I’ve since been advised that I would have been a multimillionaire multiple times over if I’d held on to my PayPal stock.
This is what Sal Giambanco – a former vice president of human resources who spent eight years at PayPal – recently told me: “You would have been a multimillionaire several times over for sure.” (Editor’s note: Giambanco told Insider that based on when Chan joined PayPal, Chan is considered among the “PayPal Mafia,” one of the first 241 PayPal employees in California at the time of the company’s acquisition by eBay on October 3, 2002. About 40 of the PayPal Mafia went on to found other companies. “It is true that at today’s valuation, his 1/4 vesting of his options would make him a millionaire,” Giambanco said.)
So I decided to do the calculations.
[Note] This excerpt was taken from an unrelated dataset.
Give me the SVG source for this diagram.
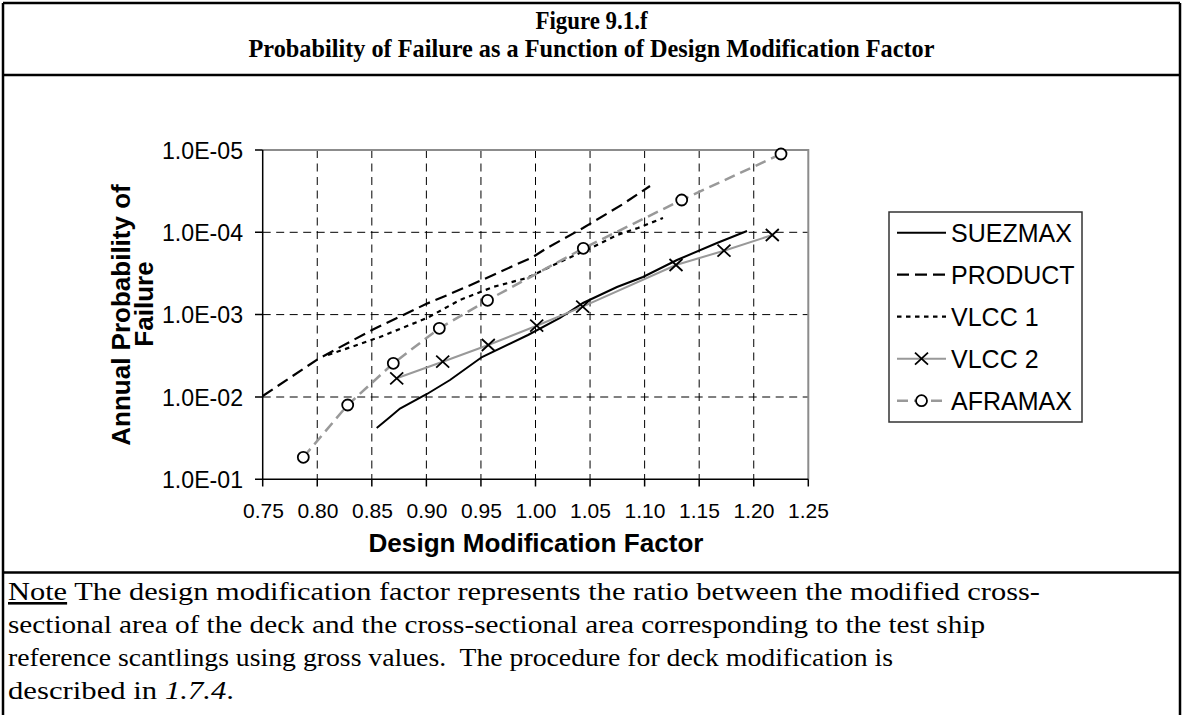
<svg xmlns="http://www.w3.org/2000/svg" width="1183" height="715" viewBox="0 0 1183 715">
<style>
.frame{stroke:#000;stroke-width:2.5;fill:none}
.ttl{font-family:"Liberation Serif",serif;font-weight:bold;font-size:25px;fill:#000}
.note{font-family:"Liberation Serif",serif;font-size:26px;fill:#000}
.grid{stroke:#000;stroke-width:1;stroke-dasharray:8 5.5;fill:none}
.axis{stroke:#000;stroke-width:1.5;fill:none}
.pborder{stroke:#8c8c8c;stroke-width:2;fill:none}
.ylab{font-family:"Liberation Sans",Arial,sans-serif;font-size:24px;fill:#000;text-anchor:end}
.xlab{font-family:"Liberation Sans",Arial,sans-serif;font-size:21px;fill:#000;text-anchor:middle}
.atl{font-family:"Liberation Sans",Arial,sans-serif;font-size:26px;font-weight:bold;fill:#000;text-anchor:middle}
.leg{font-family:"Liberation Sans",Arial,sans-serif;font-size:25px;fill:#000}
.suez{stroke:#000;stroke-width:2;fill:none}
.prod{stroke:#000;stroke-width:2.2;stroke-dasharray:12 6;fill:none}
.vl1{stroke:#000;stroke-width:2.2;stroke-dasharray:4.5 4.5;fill:none}
.vl2{stroke:#999;stroke-width:2;fill:none}
.afr{stroke:#999;stroke-width:2.5;stroke-dasharray:11 6;fill:none}
.xm{stroke:#000;stroke-width:1.8;fill:none}
.om{stroke:#000;stroke-width:1.8;fill:#fff}
</style>
<defs>
<path id="xmark" d="M-6.5,-6 L6.5,6 M-6.5,6 L6.5,-6" class="xm"/>
<circle id="omark" r="5.5" class="om"/>
</defs>

<g id="frame">
<line class="frame" x1="3" y1="3" x2="1180" y2="3"/>
<line class="frame" x1="3" y1="3" x2="3" y2="715"/>
<line class="frame" x1="1180" y1="3" x2="1180" y2="715"/>
<line class="frame" x1="3" y1="75" x2="1180" y2="75"/>
<line class="frame" x1="3" y1="572.5" x2="1180" y2="572.5"/>
</g>

<g id="title">
<text class="ttl" x="591.5" y="29" text-anchor="middle" textLength="112" lengthAdjust="spacingAndGlyphs">Figure 9.1.f</text>
<text class="ttl" x="591.5" y="57" text-anchor="middle" textLength="686" lengthAdjust="spacingAndGlyphs">Probability of Failure as a Function of Design Modification Factor</text>
</g>

<g id="plot-grid">
<path class="grid" d="M317.26,150V479.3M371.82,150V479.3M426.38,150V479.3M480.94,150V479.3M535.5,150V479.3M590.06,150V479.3M644.62,150V479.3M699.18,150V479.3M753.74,150V479.3"/>
<path class="grid" d="M262.7,232.3H808.3M262.7,314.6H808.3M262.7,397H808.3"/>
<path class="pborder" d="M262.7,150H808.3V479.3"/>
<path class="axis" d="M262.7,150V479.3H808.3"/>
<path class="axis" d="M255,150H262.7M255,232.3H262.7M255,314.6H262.7M255,397H262.7M255,479.3H262.7"/>
<path class="axis" d="M262.7,479.3V486.5M317.26,479.3V486.5M371.82,479.3V486.5M426.38,479.3V486.5M480.94,479.3V486.5M535.5,479.3V486.5M590.06,479.3V486.5M644.62,479.3V486.5M699.18,479.3V486.5M753.74,479.3V486.5M808.3,479.3V486.5"/>
</g>

<g id="y-labels">
<text class="ylab" x="243" y="158.5" textLength="81" lengthAdjust="spacingAndGlyphs">1.0E-05</text>
<text class="ylab" x="243" y="240.8" textLength="81" lengthAdjust="spacingAndGlyphs">1.0E-04</text>
<text class="ylab" x="243" y="323.1" textLength="81" lengthAdjust="spacingAndGlyphs">1.0E-03</text>
<text class="ylab" x="243" y="405.5" textLength="81" lengthAdjust="spacingAndGlyphs">1.0E-02</text>
<text class="ylab" x="243" y="487.8" textLength="81" lengthAdjust="spacingAndGlyphs">1.0E-01</text>
</g>

<g id="x-labels">
<text class="xlab" x="263.5" y="518">0.75</text>
<text class="xlab" x="318" y="518">0.80</text>
<text class="xlab" x="372.5" y="518">0.85</text>
<text class="xlab" x="427" y="518">0.90</text>
<text class="xlab" x="481.5" y="518">0.95</text>
<text class="xlab" x="536" y="518">1.00</text>
<text class="xlab" x="590.5" y="518">1.05</text>
<text class="xlab" x="645" y="518">1.10</text>
<text class="xlab" x="699.5" y="518">1.15</text>
<text class="xlab" x="754" y="518">1.20</text>
<text class="xlab" x="808.5" y="518">1.25</text>
</g>

<g id="axis-titles">
<text class="atl" x="536" y="552" textLength="335" lengthAdjust="spacingAndGlyphs">Design Modification Factor</text>
<text class="atl" transform="translate(130,315) rotate(-90)" x="0" y="0">Annual Probability of</text>
<text class="atl" transform="translate(153,304) rotate(-90)" x="0" y="0">Failure</text>
</g>

<g id="connectors">
<path id="s-suezmax" class="suez" d="M376.7,428 L390,417 L400,408.5 L427,394 L450,380 L482,357 L528,335 L560,318 L583,303 L617,287 L643,277 L677,260 L717,243 L747,231"/>
<path id="s-product" class="prod" d="M262.7,396 L318,359 L372,330 L397,318 L426,304 L450,294 L482,280 L533,257 L547,248 L583,228 L623,204 L650,186"/>
<path id="s-vlcc1" class="vl1" d="M328,355 L380,337 L427,318 L460,300 L493,287 L527,278 L560,262 L593,247 L617,235 L638,228 L663,218"/>
<path id="s-vlcc2" class="vl2" d="M396.7,378.3 L442.7,361.7 L488.3,345 L536.7,325.7 L582.7,306.7 L676,265 L724,250.7 L772.3,235"/>
<path id="s-aframax" class="afr" d="M303.3,457.3 L347.7,405 L393.3,363.3 L439.3,328.3 L487.5,300.3 L583.3,248.3 L681.7,200 L781,154"/>
</g>

<g id="markers-vlcc2">
<use href="#xmark" x="396.7" y="378.3"/>
<use href="#xmark" x="442.7" y="361.7"/>
<use href="#xmark" x="488.3" y="345"/>
<use href="#xmark" x="536.7" y="325.7"/>
<use href="#xmark" x="582.7" y="306.7"/>
<use href="#xmark" x="676" y="265"/>
<use href="#xmark" x="724" y="250.7"/>
<use href="#xmark" x="772.3" y="235"/>
</g>
<g id="markers-aframax">
<use href="#omark" x="303.3" y="457.3"/>
<use href="#omark" x="347.7" y="405"/>
<use href="#omark" x="393.3" y="363.3"/>
<use href="#omark" x="439.3" y="328.3"/>
<use href="#omark" x="487.5" y="300.3"/>
<use href="#omark" x="583.3" y="248.3"/>
<use href="#omark" x="681.7" y="200"/>
<use href="#omark" x="781" y="154"/>
</g>

<g id="legend">
<rect x="889" y="212" width="193" height="210" fill="#fff" stroke="#333" stroke-width="1.5"/>
<line class="suez" x1="897" y1="232.7" x2="946" y2="232.7"/>
<text class="leg" x="951" y="241.7">SUEZMAX</text>
<line class="prod" x1="897" y1="274.7" x2="946" y2="274.7" stroke-dasharray="10 5"/>
<text class="leg" x="951" y="283.7">PRODUCT</text>
<line class="vl1" x1="897" y1="316.7" x2="946" y2="316.7"/>
<text class="leg" x="951" y="325.7">VLCC 1</text>
<line class="vl2" x1="897" y1="358.7" x2="946" y2="358.7"/>
<use href="#xmark" x="921.5" y="358.7"/>
<text class="leg" x="951" y="367.7">VLCC 2</text>
<line class="afr" x1="897" y1="400.7" x2="946" y2="400.7" stroke-dasharray="9 5"/>
<use href="#omark" x="921.5" y="400.7"/>
<text class="leg" x="951" y="409.7">AFRAMAX</text>
</g>

<g id="note">
<text class="note" x="8" y="600" textLength="1032" lengthAdjust="spacingAndGlyphs"><tspan text-decoration="underline">Note</tspan> The design modification factor represents the ratio between the modified cross-</text>
<text class="note" x="8" y="633" textLength="977" lengthAdjust="spacingAndGlyphs">sectional area of the deck and the cross-sectional area corresponding to the test ship</text>
<text class="note" x="8" y="666" textLength="885" lengthAdjust="spacingAndGlyphs">reference scantlings using gross values.&#160; The procedure for deck modification is</text>
<text class="note" x="8" y="699" textLength="226" lengthAdjust="spacingAndGlyphs">described in <tspan font-style="italic">1.7.4</tspan>.</text>
</g>
</svg>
My records showed that I’d vested 10,103 shares of X.com common stock at an exercise price of $0.074233 a share, which converted to 3,940 shares of eBay. (Editor’s note: Upon the merger of PayPal and eBay, shareholders received 0.39 shares of eBay for every share of PayPal.) And there were two “2-for-1” stock splits in 2003 and 2005.
As a result, I would have had 15,760 shares today.
The Motley Fool said it best: “In hindsight, how could any of us have missed that PayPal was the leader in an emerging trend? As the world went online, it was necessary – inevitable – that financial transactions would also go digital. And PayPal was a clear leader in 2002. But investing isn’t about hindsight. It’s about developing the foresight to cut through the fear, headlines, and conventional wisdom and identify the companies changing the world.”
It’s OK to make mistakes if you learn from them. I made the mistake of selling all my PayPal shares early on. I didn’t make the same mistake with Airbnb.
I had 200 shares of Airbnb granted to me at the IPO price. I sold 20% of them and am keeping the other 80%. My remaining Airbnb stock is valued at about $23,000.
PayPal did not immediately respond to a request for comment.
This article reflects the views of Dan Chan only and does not constitute financial advice. Please consult a professional financial advisor when making investment decisions.